Your task is to retype, word for word, the lines from the start of the data through the line holding "1.03, 1.02]". Do not include the pictures.

** begin Dataset **

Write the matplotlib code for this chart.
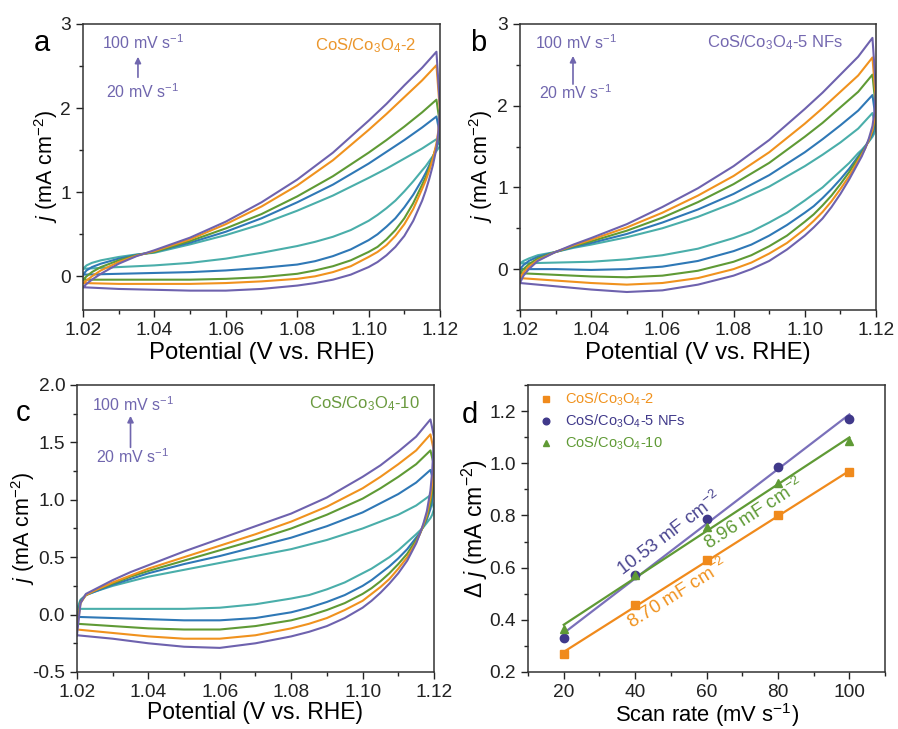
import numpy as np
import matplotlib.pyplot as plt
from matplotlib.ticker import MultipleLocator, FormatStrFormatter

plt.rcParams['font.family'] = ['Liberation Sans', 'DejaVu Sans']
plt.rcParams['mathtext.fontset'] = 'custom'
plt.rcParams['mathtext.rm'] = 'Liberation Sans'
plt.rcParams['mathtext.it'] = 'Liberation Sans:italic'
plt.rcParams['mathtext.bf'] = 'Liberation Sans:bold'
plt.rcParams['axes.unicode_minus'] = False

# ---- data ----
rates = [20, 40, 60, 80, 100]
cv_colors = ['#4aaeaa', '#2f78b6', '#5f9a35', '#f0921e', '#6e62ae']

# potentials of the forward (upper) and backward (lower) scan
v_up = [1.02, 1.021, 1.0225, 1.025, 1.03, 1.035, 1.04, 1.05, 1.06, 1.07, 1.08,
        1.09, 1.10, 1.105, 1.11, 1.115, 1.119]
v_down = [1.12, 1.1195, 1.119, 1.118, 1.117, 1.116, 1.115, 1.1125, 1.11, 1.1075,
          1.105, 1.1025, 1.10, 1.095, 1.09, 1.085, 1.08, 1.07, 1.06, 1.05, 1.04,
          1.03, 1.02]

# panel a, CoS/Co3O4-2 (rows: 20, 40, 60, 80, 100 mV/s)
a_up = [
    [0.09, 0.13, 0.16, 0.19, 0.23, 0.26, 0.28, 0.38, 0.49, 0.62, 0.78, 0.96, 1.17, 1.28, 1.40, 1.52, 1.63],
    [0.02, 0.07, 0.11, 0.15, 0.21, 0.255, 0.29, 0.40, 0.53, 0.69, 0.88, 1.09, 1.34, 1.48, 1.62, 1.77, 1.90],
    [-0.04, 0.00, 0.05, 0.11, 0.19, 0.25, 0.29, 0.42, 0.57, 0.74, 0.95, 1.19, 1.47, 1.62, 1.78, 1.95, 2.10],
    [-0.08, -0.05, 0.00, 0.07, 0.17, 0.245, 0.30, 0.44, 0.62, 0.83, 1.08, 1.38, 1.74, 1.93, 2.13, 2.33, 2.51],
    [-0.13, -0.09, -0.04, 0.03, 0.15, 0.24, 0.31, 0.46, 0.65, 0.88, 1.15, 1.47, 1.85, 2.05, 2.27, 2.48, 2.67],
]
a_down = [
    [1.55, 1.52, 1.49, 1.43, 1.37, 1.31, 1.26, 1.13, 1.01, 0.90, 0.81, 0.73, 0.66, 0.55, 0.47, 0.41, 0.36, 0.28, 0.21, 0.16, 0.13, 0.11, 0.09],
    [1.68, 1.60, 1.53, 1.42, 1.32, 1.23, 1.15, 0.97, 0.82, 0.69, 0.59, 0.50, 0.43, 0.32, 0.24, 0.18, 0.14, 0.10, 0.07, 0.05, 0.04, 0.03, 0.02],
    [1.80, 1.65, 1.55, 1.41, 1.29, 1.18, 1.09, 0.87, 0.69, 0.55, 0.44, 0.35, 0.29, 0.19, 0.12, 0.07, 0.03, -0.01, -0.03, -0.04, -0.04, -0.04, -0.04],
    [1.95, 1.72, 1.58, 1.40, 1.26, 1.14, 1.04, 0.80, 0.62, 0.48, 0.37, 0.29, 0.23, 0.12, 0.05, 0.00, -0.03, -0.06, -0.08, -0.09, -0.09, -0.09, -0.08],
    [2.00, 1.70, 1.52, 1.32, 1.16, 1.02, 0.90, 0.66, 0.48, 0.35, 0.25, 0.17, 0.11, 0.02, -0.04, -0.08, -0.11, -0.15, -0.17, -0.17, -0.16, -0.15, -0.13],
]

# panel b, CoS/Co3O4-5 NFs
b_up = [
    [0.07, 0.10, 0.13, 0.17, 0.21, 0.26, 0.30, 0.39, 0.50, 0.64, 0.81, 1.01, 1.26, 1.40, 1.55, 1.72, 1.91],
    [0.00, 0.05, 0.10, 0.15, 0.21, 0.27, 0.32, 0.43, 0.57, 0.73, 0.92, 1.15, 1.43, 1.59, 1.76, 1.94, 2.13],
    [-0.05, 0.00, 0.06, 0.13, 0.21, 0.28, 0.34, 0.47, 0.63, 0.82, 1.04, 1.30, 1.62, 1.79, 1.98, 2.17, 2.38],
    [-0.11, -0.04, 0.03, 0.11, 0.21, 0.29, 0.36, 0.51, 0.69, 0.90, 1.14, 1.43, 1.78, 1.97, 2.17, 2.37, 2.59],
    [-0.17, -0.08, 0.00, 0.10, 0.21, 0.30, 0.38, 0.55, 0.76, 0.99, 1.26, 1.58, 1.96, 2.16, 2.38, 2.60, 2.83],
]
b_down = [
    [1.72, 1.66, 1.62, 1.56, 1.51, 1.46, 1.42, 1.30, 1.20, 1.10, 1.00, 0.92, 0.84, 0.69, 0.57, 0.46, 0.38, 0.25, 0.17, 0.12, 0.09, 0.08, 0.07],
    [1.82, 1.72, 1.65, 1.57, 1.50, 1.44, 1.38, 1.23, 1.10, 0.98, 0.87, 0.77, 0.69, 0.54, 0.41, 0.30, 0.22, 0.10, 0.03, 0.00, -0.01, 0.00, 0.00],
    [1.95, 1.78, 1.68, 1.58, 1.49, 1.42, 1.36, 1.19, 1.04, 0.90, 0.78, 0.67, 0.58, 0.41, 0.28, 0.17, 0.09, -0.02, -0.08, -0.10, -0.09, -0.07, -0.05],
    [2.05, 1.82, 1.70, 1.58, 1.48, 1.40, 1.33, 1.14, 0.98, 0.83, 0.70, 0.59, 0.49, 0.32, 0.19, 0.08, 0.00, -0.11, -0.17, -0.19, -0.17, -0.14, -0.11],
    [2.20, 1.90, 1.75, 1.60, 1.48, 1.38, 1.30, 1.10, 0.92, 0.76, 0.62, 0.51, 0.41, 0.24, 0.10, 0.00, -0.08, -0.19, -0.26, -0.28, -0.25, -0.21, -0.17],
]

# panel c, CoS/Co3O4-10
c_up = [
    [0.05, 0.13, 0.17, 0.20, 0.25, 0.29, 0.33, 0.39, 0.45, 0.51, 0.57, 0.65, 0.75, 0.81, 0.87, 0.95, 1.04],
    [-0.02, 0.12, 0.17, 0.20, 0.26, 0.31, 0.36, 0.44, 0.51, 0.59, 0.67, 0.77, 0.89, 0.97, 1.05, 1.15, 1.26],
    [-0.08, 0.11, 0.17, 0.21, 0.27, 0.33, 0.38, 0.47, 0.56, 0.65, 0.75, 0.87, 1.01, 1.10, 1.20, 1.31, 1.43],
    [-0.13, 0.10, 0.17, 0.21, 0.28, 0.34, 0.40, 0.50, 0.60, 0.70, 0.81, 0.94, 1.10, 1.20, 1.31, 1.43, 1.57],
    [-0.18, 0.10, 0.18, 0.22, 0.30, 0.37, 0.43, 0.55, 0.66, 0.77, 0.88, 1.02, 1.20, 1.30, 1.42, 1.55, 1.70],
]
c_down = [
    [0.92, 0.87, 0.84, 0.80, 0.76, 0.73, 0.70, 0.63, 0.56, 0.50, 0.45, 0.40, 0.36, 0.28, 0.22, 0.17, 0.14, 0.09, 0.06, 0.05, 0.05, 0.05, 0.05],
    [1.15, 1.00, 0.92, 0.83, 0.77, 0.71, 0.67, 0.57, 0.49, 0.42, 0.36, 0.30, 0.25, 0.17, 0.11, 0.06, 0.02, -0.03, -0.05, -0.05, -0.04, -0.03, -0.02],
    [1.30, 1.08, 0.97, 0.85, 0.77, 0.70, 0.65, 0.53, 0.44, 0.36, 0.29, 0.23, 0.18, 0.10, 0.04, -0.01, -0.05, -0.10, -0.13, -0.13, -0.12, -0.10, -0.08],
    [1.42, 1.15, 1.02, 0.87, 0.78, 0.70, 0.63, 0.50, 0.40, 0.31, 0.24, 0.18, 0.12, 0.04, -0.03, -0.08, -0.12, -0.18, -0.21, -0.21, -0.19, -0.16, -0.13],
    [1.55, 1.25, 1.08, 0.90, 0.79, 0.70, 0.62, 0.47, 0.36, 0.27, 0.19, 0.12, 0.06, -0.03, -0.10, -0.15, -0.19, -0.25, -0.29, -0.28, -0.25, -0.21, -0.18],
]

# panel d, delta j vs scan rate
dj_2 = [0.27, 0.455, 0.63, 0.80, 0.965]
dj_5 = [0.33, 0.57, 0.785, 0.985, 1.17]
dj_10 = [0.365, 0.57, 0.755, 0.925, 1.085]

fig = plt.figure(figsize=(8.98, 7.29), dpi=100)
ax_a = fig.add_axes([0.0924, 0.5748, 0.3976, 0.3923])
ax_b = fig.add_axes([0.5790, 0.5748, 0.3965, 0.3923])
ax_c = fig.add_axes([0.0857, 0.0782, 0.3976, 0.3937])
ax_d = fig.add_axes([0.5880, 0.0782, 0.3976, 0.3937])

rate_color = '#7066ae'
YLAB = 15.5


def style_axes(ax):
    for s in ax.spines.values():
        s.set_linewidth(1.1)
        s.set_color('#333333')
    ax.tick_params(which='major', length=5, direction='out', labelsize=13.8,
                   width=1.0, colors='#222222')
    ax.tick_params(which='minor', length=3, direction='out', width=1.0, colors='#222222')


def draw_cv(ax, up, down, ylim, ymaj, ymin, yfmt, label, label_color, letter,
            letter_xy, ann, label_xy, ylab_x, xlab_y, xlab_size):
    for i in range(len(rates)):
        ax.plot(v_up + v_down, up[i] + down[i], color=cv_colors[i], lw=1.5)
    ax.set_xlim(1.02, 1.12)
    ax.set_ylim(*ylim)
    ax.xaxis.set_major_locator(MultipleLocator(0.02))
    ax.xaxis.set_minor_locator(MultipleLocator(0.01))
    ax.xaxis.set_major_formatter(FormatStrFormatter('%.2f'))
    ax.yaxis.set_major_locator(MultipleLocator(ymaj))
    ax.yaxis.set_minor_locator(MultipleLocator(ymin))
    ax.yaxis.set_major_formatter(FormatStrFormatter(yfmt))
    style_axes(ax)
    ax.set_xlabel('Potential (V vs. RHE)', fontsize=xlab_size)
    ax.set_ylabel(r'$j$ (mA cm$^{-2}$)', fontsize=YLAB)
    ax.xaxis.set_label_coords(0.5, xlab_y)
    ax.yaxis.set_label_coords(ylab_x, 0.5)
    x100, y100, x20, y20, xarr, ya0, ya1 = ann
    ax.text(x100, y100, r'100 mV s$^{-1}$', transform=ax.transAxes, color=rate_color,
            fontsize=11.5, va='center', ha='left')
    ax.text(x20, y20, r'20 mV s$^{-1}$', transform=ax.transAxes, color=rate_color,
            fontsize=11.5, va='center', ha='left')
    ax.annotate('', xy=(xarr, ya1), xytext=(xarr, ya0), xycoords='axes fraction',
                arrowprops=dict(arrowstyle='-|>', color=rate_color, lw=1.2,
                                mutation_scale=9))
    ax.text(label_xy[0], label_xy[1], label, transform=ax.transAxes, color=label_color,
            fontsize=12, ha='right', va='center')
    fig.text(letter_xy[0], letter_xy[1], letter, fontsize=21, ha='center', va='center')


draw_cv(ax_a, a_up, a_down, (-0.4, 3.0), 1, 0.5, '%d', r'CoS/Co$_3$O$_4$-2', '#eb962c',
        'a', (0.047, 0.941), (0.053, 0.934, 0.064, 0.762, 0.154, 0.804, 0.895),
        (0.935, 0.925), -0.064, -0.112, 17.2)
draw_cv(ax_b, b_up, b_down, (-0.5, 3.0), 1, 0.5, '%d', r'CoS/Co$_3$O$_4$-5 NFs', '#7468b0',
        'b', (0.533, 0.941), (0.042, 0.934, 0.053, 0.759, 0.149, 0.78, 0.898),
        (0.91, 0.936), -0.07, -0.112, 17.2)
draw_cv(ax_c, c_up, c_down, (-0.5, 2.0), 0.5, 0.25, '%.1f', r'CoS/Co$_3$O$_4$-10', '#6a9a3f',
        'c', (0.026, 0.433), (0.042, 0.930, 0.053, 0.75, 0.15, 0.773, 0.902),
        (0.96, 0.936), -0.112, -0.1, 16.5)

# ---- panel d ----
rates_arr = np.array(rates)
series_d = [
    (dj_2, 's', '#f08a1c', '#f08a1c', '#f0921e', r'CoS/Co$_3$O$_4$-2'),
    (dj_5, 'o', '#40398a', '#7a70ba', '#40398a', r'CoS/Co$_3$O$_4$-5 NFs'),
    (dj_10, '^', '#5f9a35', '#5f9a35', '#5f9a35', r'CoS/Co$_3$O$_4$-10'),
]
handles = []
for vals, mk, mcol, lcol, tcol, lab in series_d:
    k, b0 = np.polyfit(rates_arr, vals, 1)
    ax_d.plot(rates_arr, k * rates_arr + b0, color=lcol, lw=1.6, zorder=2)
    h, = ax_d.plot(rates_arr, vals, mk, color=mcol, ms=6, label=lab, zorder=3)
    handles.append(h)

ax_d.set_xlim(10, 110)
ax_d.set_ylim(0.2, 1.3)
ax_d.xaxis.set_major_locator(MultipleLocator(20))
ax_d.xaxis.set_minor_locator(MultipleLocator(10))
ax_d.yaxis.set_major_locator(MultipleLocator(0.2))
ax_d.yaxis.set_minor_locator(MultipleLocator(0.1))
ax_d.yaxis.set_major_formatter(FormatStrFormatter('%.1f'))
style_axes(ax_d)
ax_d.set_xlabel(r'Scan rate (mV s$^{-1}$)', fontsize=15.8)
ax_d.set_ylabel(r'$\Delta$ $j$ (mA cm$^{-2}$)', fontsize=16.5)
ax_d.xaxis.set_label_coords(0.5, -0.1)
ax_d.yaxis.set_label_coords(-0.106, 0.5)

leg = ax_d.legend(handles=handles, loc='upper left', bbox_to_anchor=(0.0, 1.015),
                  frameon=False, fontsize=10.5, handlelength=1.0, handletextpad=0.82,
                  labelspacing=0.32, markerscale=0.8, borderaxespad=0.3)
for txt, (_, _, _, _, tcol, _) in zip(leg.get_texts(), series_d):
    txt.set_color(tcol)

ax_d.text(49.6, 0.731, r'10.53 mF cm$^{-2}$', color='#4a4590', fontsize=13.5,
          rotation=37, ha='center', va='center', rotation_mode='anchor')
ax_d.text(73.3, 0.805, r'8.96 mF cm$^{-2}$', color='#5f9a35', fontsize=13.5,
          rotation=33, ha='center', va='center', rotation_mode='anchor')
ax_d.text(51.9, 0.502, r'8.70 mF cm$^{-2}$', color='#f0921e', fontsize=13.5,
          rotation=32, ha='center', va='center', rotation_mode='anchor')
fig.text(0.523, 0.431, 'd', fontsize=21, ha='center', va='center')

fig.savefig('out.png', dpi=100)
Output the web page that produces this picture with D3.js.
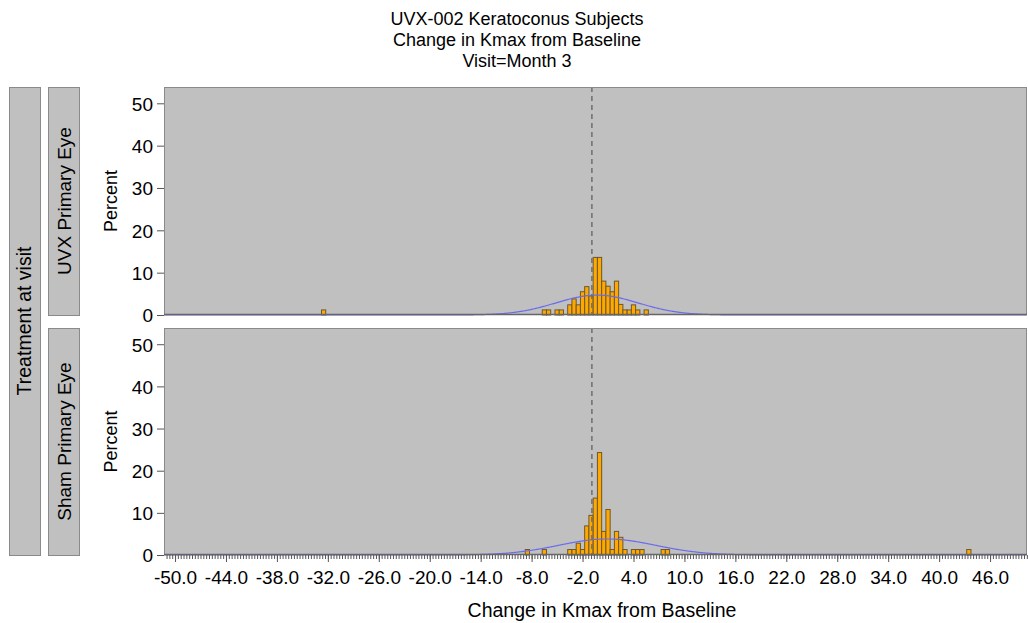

** end Dataset **

» **Answer to this problem**
Write the matplotlib code for this chart.
import numpy as np
import matplotlib.pyplot as plt
from matplotlib.ticker import MultipleLocator, FormatStrFormatter

plt.rcParams['font.family'] = ['Liberation Sans', 'DejaVu Sans']
plt.rcParams['mathtext.fontset'] = 'custom'
plt.rcParams['mathtext.rm'] = 'Liberation Sans'
plt.rcParams['mathtext.it'] = 'Liberation Sans:italic'
plt.rcParams['mathtext.bf'] = 'Liberation Sans:bold'
plt.rcParams['axes.unicode_minus'] = False

# ---- data ----
rates = [20, 40, 60, 80, 100]
cv_colors = ['#4aaeaa', '#2f78b6', '#5f9a35', '#f0921e', '#6e62ae']

# potentials of the forward (upper) and backward (lower) scan
v_up = [1.02, 1.021, 1.0225, 1.025, 1.03, 1.035, 1.04, 1.05, 1.06, 1.07, 1.08,
        1.09, 1.10, 1.105, 1.11, 1.115, 1.119]
v_down = [1.12, 1.1195, 1.119, 1.118, 1.117, 1.116, 1.115, 1.1125, 1.11, 1.1075,
          1.105, 1.1025, 1.10, 1.095, 1.09, 1.085, 1.08, 1.07, 1.06, 1.05, 1.04,
          1.03, 1.02]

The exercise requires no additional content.